Blake clearly abandoned Tiriel, though he returned to it to cross out lines in section 8 that he revised for Thel plates 2 and 8 (1789/90), and again for figures for the engraving The Accusers of Theft, Adultery, Murder (1790) and Europe plates 10 and 11 (1794).  Abandoning Tiriel was probably a business decision, though one made for and not by Blake. Tiriel’s conventional format indicates Blake’s hope for conventional publication, perhaps by Joseph Johnson, a publisher of a number of projects that he worked on as an engraver. No direct evidence of Blake approaching a publisher exists, let alone of his being rejected by one, but, again, the unillustrated The French Revolution is instructive. Johnson did agree to publish this presumably less expensive and more contemporary poem and had 306 lines of “Book the First” of its seven books set over sixteen pages and proofed in 1791. According to its Advertisement, “The remaining Books of this Poem are finished, and will be published in their Order” (Erdman 286). No books are extant, and what was proofed was never published, perhaps out of fear of government reprisals. But if seven books were completed by this date, then the poem’s composition and preparation for the press almost certainly unfolded over the same period he was working on The Marriage of Heaven and Hell (1790) and perhaps earlier.[10] That Blake was still thinking in terms of conventional publications of his works after the invention of illuminated printing refutes the hypothesis that the invention’s origin lies in Blake’s rejecting the marketplace, or desiring to publish himself, or wanting to control all stages of production. Nor were his hopes for a large audience for The French Revolution signifying dissatisfaction with illuminated printing’s more modest press runs. Indeed, as we shall see, both aesthetic and commercial forces helped Blake to invent relief etching and develop it into illuminated printing.
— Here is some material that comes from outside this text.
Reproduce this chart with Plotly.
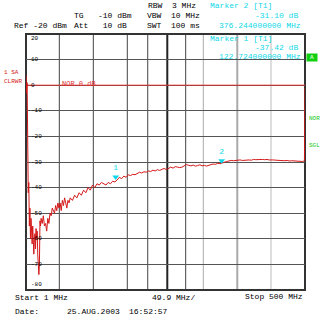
import plotly.graph_objects as go

# ---- data ----
freq_mhz = [1, 2, 3, 4, 5, 6, 7, 8, 9, 10, 11, 12, 13, 14, 15, 16, 17, 18, 19, 20,
            21, 22, 23, 24, 25, 26, 27, 28, 30, 32, 34, 36, 38, 40, 42, 44, 46, 48, 50,
            52, 54, 56, 58, 60, 62, 64, 66, 68, 70, 72, 74, 76, 78, 80, 84, 88, 92, 96,
            100, 104, 108, 112, 116, 120, 124, 128, 132, 136, 140, 144, 148, 152, 156,
            160, 164, 168, 172, 176, 180, 184, 188, 192, 196, 200, 204, 208, 212, 216,
            220, 224, 228, 232, 236, 240, 244, 248, 252, 256, 260, 264, 268, 272, 276,
            280, 284, 288, 292, 296, 300, 304, 308, 312, 316, 320, 324, 328, 332, 336,
            340, 344, 348, 352, 356, 360, 364, 368, 372, 376, 380, 384, 388, 392, 396,
            400, 404, 408, 412, 416, 420, 424, 428, 432, 436, 440, 444, 448, 452, 456,
            460, 464, 468, 472, 476, 480, 484, 488, 492, 496, 499, 500]
level_db = [4, -3, 1, -30, -42, -38, -55, -48, -60, -52, -58, -62, -55, -63, -66, -60,
            -58, -64, -56, -60, -57, -66, -72, -74, -70, -53, -55, -52, -54, -51, -55,
            -54, -57, -52, -54, -50, -51, -48, -49, -50, -47, -49, -46, -48, -46, -49,
            -45, -47, -44, -46, -48, -45, -46, -44, -45, -43, -44, -42, -43, -41, -42,
            -40, -41, -39, -40, -38.5, -39, -38, -38.5, -39, -38, -38.5, -37.5, -37.8,
            -37, -36, -36.5, -35.5, -36, -35, -35.3, -34.8, -35, -34.5, -34, -34.3,
            -33.8, -34, -33.5, -33.7, -33.2, -33.5, -33, -33.3, -32.8, -32.5, -33,
            -32.5, -32, -32.4, -31.8, -32, -32.2, -32, -31.5, -31, -31.3, -31.5, -31.2,
            -31.6, -31.4, -31.1, -31.5, -31.3, -31.6, -31.2, -31, -30.8, -30.9, -30.5,
            -30.7, -30.4, -30, -29.8, -29.6, -29.4, -29.5, -29.3, -29.4, -29.2, -29.4,
            -29.3, -29.1, -29.2, -29.3, -29, -29.1, -29, -28.9, -29, -29.1, -29, -29.2,
            -29.1, -29.2, -29.3, -29.4, -29.3, -29.4, -29.5, -29.4, -29.6, -29.5, -29.6,
            -29.7, -29.6, -29.7, -29.8, -29.5, -1]

marker_names = ["1", "2"]
marker_freq = [161.4, 351.0]
marker_level = [-37.42, -31.10]

y_ticks = [20, 10, 0, -10, -20, -30, -40, -50, -60, -70, -80]
grid_x = [60.6, 121.4, 182.2, 218.7, 253.7, 286.6, 318.1, 378.9, 439.2]
grid_col = ["#444", "#444", "#444", "#444", "#222", "#444", "#aaa", "#aaa", "#bbb"]
grid_w = [1, 1, 1, 1, 2, 1, 1, 2, 1]

# ---- figure ----
L, R, T, B = 26, 305, 34, 290
W, H = 320, 317

def px(x):
    return (x - L) / (R - L)

def py(y):
    return (B - y) / (B - T)

MONO = "Liberation Mono"
RED = "#d41818"
CYAN = "#10d8e8"
GREEN = "#18c818"

fig = go.Figure()

# NOR reference line at 0 dB
fig.add_trace(go.Scatter(x=[1, 500], y=[0, 0], mode="lines",
                         line=dict(color="#e03030", width=1), hoverinfo="skip"))
# trace
fig.add_trace(go.Scatter(x=freq_mhz, y=level_db, mode="lines",
                         line=dict(color=RED, width=1), cliponaxis=False))
# markers
fig.add_trace(go.Scatter(x=marker_freq, y=[v + 1.6 for v in marker_level],
                         mode="markers+text", text=marker_names,
                         textposition="top center",
                         textfont=dict(family=MONO, size=8, color=CYAN),
                         marker=dict(symbol="triangle-down", size=6, color=CYAN)))

shapes = []
for gx, gc, gw in zip(grid_x, grid_col, grid_w):
    shapes.append(dict(type="line", xref="x", yref="paper", x0=gx, x1=gx, y0=0, y1=1,
                       line=dict(color=gc, width=gw), layer="below"))
shapes.append(dict(type="rect", xref="paper", yref="paper", x0=0, x1=1, y0=0, y1=1,
                   line=dict(color="#333", width=2), layer="below"))

ann = []
def text(x, y, s, color="black", size=8, anchor="left", bg=None):
    d = dict(x=px(x), y=py(y), xref="paper", yref="paper", text=s, showarrow=False,
             xanchor=anchor, yanchor="middle",
             font=dict(family=MONO, size=size, color=color))
    if bg:
        d["bgcolor"] = bg
        d["borderpad"] = 0
    ann.append(d)

# header
text(146, 5, "RBW  3 MHz")
text(72, 15, "TG   -10 dBm")
text(145, 15, "VBW  10 MHz")
text(12, 25, "Ref -20 dBm")
text(72, 25, "Att   10 dB")
text(145, 25, "SWT  100 ms")
text(208, 5, "Marker 2 [T1]", CYAN)
text(300, 15, "-31.10 dB", CYAN, anchor="right")
text(303, 25, "376.244000000 MHz", CYAN, anchor="right")
text(208, 38, "Marker 1 [T1]", CYAN)
text(300, 47, "-37.42 dB", CYAN, anchor="right")
text(303, 56, "122.724000000 MHz", CYAN, anchor="right")
# NOR label
text(60, 84, "NOR 0 dB", "#e03030", size=7)
# left labels
text(2, 72, "1 SA", RED, size=6)
text(2, 81, "CLRWR", RED, size=6)
# right labels
text(307, 118, "NOR", GREEN, size=6)
text(307, 145, "SGL", GREEN, size=6)
ann.append(dict(x=px(312), y=py(57), xref="paper", yref="paper", text="A",
                showarrow=False, xanchor="center", yanchor="middle",
                bgcolor="#10d010", width=10, height=7, borderpad=0,
                font=dict(family=MONO, size=6, color="white")))
# y labels inside plot
for v in y_ticks:
    ypix = T + (20 - v) * (B - T) / 100.0
    if v == 20:
        ypix = 38
    if v == -80:
        ypix = 284
    ann.append(dict(x=px(29), y=(B - ypix) / (B - T), xref="paper", yref="paper",
                    text=str(v), showarrow=False, xanchor="left", yanchor="middle",
                    font=dict(family=MONO, size=6, color="black")))
# footer
text(13, 297, "Start 1 MHz")
text(150, 297, "49.9 MHz/")
text(305, 296, "Stop 500 MHz", anchor="right")
text(13, 311, "Date:")
text(65, 311, "25.AUG.2003")
text(127, 311, "16:52:57")

fig.update_layout(
    width=W, height=H,
    margin=dict(l=L, r=W - R, t=T, b=H - B, pad=0),
    paper_bgcolor="white", plot_bgcolor="white",
    showlegend=False,
    xaxis=dict(range=[1, 500], showgrid=False, zeroline=False, showticklabels=False,
               ticks="", fixedrange=True),
    yaxis=dict(range=[-80, 20], tickvals=y_ticks[1:-1], showgrid=True,
               gridcolor="#555", gridwidth=1, zeroline=False, showticklabels=False,
               ticks="", fixedrange=True),
    shapes=shapes, annotations=ann,
)

fig.write_html("out.html")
“Illuminating the Manuscript” does not mean that Blake was thinking about illuminated printing before he invented relief etching; “I would have all the writing Engraved” does not mean that Blake was thinking about self publication or new styles of integrating text and image. These comments may indeed reveal that he was thinking about illustrated books and even wanted to illustrate his own books, but such sentiments are not incremental steps towards illuminated printing, because Blake is imagining in conventional terms and not about integrating text and illustration, and, most importantly, given its satirical context, because he is not really thinking in terms of self-publication. His engraving all of Tiriel was never a viable option. The idea of publishing himself occurs only after the invention of relief etching, once he sees that he can use his new mode for writing as well as images and both in the same space.

III

The “Original” or first “stereotype” to which Blake alludes is clearly one of the philosophical tractates that make up All Religions are One and There is No Natural Religion, neither work known to Smith or Gilchrist. The former consists of ten very small relief-etched plates, a few of which were written in a crude roman script, signs of his learning to write a very small text backwards in a viscous “ink” with a quill. [fig. 2: All Religions are One, copy A, plate 3, 1788. Relief etching, 4.9 x 3.0 cm. Link to the William Blake Archive.] Apparently, he learned quickly, for most of the plates are quite legible. [fig. 3: All Religions are One, copy A, plate 6, 1788. Relief etching, 5.9 x 4.0 cm. Link to the William Blake Archive.] There is No Natural Religion immediately followed, consisting of twenty equally tiny plates with italic as well as roman lettering, the legibility of both improved still more. [fig. 4: There is No Natural Religion, copy B, plate b12, 1788. Relief etching, 6.1 x 4.6 cm. Link to the William Blake Archive][11]  These first two illuminated works are philosophical tractates on perception and the “Poetic Genius,” subjects later dramatized in his poetry. Blake’s “Original stereotype,” his first use of relief etching to carry text, however, was in the service of philosophy, not poetry—which, given Quid is also a philosopher, may reflect more accurately how he thought of himself at this time. These works were not executed as practice for Innocence. Had that been the case, No Natural Religion would have been redundant. Indeed, Blake was a quick study and, besides, he had song cycles and lyrics he could have used to practice writing backwards, etching words into relief with strong acid, and printing relief texts legibly. On hand he had short poems from Poetical Sketches (1783) and Island in the Moon, which included “Holy Thursday,” “Nurse’s Song,” and “The Little Boy lost,” and the much longer Tiriel, which, as noted, was in fair copy and formatted for conventional printing.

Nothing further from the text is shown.